The Expositor Grows Spiritually Anemic

The health of the church is undeniably connected to the spiritual growth of the expositor.  If the preacher of God’s Word fails to steady his own spiritual intake with systematic, sequential, successive consumption of Scripture he will be forced to substantiate his health somewhere else.  Many preachers resort to trendy topics and modern methods, thus vacillating from every newfound gimmick on the religious market.  Expositional, verse-by-verse study and preaching requires no such chicanery.  Through the ongoing digestion of scriptural milk and meat the preacher can anchor his soul at the table of God’s unlimited supply of truth.  When preaching out of context, the preacher reduces the amount of time he spends in systematic study and preparation.
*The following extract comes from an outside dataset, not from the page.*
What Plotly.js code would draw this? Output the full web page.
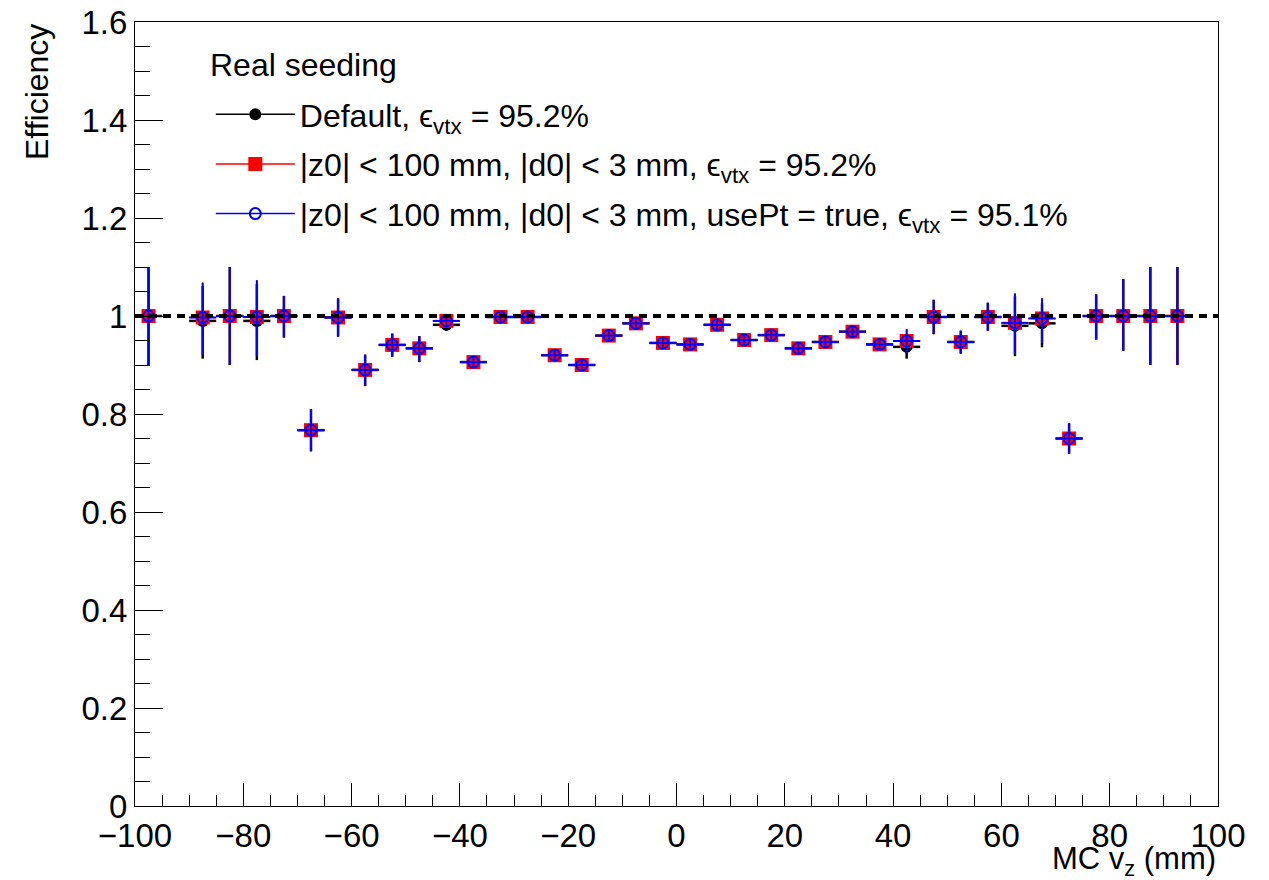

The outcome is unqualified men taking on an unsupported task with an unsubstantiated message to an unequipped congregation.

 

Doctrine becomes Insignificant

Have you ever heard someone say, “Let me tell what that verse means to me?” That is a risky approach to Scripture because it doesn’t matter what a verse means to you or me.  What matters is what the verse means, in its context.  The meaning of the verse is the meaning of the verse without superficial and anecdotal additives. The church arrives at its fundamental doctrines through the contextual meaning of Scripture; but if a verse means one thing to you and another thing to me then all our doctrine is subject to whimsical thought and gesture.  Scripture, out of context, gives no dogmatic doctrinal foundation, and without the foundation, the house is destined to fall.  This reality has unfolded in our culture where doctrinal truth is not taught, embraced, or even faintly understood by leadership, let alone the congregation.

 

God is not Glorified

The Bible says in Psalm 138:2, “For thou hast magnified thy word above all thy name.”  Holy is the name of God, unspeakable and unwritten to the Hebrews of old. Yet here, the psalmist declares the glory and majesty of God’s Word. The most horribly-imaginable exploit of any expositor is to mishandle that which God has magnified above His own name.  Taking a passage out of context not only strips the preacher of his authority but it veils the glory that God wants to manifest to His people. Had God wanted His Word to be understood and known in another way He would have written it and ordered it so; but He gave it to us as it is, therefore, to the glory of God, may we give it to men in the same fashion, in context!